◆ What the task asks: Transcribe the listing in full, excluding any pictures.

-.-.-

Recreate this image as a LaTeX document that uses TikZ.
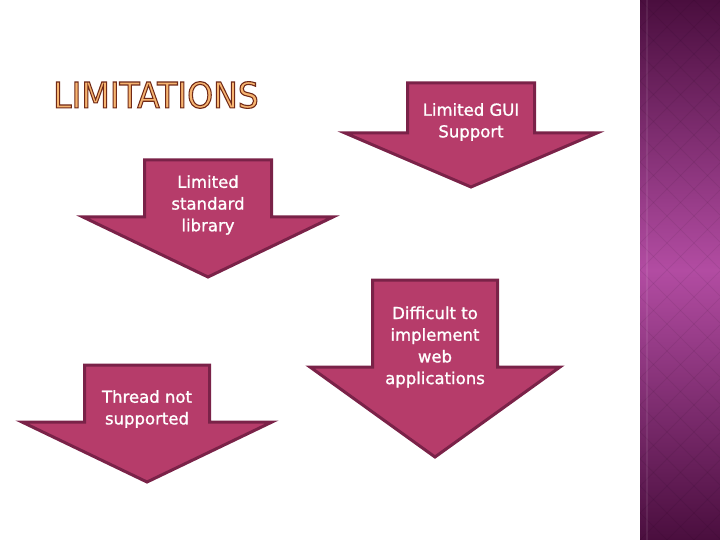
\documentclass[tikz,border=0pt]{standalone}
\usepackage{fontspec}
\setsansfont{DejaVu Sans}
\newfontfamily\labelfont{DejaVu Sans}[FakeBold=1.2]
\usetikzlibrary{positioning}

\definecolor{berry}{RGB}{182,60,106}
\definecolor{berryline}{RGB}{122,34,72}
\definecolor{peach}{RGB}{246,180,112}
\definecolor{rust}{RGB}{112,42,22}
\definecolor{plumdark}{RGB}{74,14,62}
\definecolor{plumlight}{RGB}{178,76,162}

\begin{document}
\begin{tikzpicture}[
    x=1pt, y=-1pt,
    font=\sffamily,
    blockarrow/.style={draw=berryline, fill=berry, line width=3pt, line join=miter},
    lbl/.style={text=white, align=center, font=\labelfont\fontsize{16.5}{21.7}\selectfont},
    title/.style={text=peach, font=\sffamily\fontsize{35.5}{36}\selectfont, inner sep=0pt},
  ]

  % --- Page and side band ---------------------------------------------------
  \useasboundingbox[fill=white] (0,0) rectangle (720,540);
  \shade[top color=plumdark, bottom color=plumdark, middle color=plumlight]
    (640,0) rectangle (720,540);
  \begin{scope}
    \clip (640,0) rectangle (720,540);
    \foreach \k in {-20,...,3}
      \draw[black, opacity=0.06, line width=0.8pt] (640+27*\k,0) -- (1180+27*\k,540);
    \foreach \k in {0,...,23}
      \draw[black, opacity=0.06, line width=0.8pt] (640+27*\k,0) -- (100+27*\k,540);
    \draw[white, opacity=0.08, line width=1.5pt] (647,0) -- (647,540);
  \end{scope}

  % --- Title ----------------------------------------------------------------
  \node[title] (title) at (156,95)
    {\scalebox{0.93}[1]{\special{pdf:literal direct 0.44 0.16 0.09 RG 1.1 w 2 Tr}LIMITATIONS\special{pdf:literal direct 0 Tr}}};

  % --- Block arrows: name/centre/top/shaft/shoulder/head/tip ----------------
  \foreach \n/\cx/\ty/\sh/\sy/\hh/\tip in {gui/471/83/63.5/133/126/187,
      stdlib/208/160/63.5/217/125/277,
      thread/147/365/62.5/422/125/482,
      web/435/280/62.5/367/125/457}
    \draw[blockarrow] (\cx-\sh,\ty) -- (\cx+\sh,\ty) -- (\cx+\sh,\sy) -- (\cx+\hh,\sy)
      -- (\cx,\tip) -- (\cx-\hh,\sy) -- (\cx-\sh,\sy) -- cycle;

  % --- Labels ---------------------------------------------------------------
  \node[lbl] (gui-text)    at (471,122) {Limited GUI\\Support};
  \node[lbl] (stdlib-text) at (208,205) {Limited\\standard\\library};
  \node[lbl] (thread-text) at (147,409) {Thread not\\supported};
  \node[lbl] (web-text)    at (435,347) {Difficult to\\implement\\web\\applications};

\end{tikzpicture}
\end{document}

-.-.-

◆ Answer for this exercise:
Recreate this image as a LaTeX document that uses TikZ.
\documentclass[tikz,border=0pt]{standalone}
\usepackage{fontspec}
\setsansfont{DejaVu Sans}
\newfontfamily\labelfont{DejaVu Sans}[FakeBold=1.2]
\usetikzlibrary{positioning}

\definecolor{berry}{RGB}{182,60,106}
\definecolor{berryline}{RGB}{122,34,72}
\definecolor{peach}{RGB}{246,180,112}
\definecolor{rust}{RGB}{112,42,22}
\definecolor{plumdark}{RGB}{74,14,62}
\definecolor{plumlight}{RGB}{178,76,162}

\begin{document}
\begin{tikzpicture}[
    x=1pt, y=-1pt,
    font=\sffamily,
    blockarrow/.style={draw=berryline, fill=berry, line width=3pt, line join=miter},
    lbl/.style={text=white, align=center, font=\labelfont\fontsize{16.5}{21.7}\selectfont},
    title/.style={text=peach, font=\sffamily\fontsize{35.5}{36}\selectfont, inner sep=0pt},
  ]

  % --- Page and side band ---------------------------------------------------
  \useasboundingbox[fill=white] (0,0) rectangle (720,540);
  \shade[top color=plumdark, bottom color=plumdark, middle color=plumlight]
    (640,0) rectangle (720,540);
  \begin{scope}
    \clip (640,0) rectangle (720,540);
    \foreach \k in {-20,...,3}
      \draw[black, opacity=0.06, line width=0.8pt] (640+27*\k,0) -- (1180+27*\k,540);
    \foreach \k in {0,...,23}
      \draw[black, opacity=0.06, line width=0.8pt] (640+27*\k,0) -- (100+27*\k,540);
    \draw[white, opacity=0.08, line width=1.5pt] (647,0) -- (647,540);
  \end{scope}

  % --- Title ----------------------------------------------------------------
  \node[title] (title) at (156,95)
    {\scalebox{0.93}[1]{\special{pdf:literal direct 0.44 0.16 0.09 RG 1.1 w 2 Tr}LIMITATIONS\special{pdf:literal direct 0 Tr}}};

  % --- Block arrows: name/centre/top/shaft/shoulder/head/tip ----------------
  \foreach \n/\cx/\ty/\sh/\sy/\hh/\tip in {gui/471/83/63.5/133/126/187,
      stdlib/208/160/63.5/217/125/277,
      thread/147/365/62.5/422/125/482,
      web/435/280/62.5/367/125/457}
    \draw[blockarrow] (\cx-\sh,\ty) -- (\cx+\sh,\ty) -- (\cx+\sh,\sy) -- (\cx+\hh,\sy)
      -- (\cx,\tip) -- (\cx-\hh,\sy) -- (\cx-\sh,\sy) -- cycle;

  % --- Labels ---------------------------------------------------------------
  \node[lbl] (gui-text)    at (471,122) {Limited GUI\\Support};
  \node[lbl] (stdlib-text) at (208,205) {Limited\\standard\\library};
  \node[lbl] (thread-text) at (147,409) {Thread not\\supported};
  \node[lbl] (web-text)    at (435,347) {Difficult to\\implement\\web\\applications};

\end{tikzpicture}
\end{document}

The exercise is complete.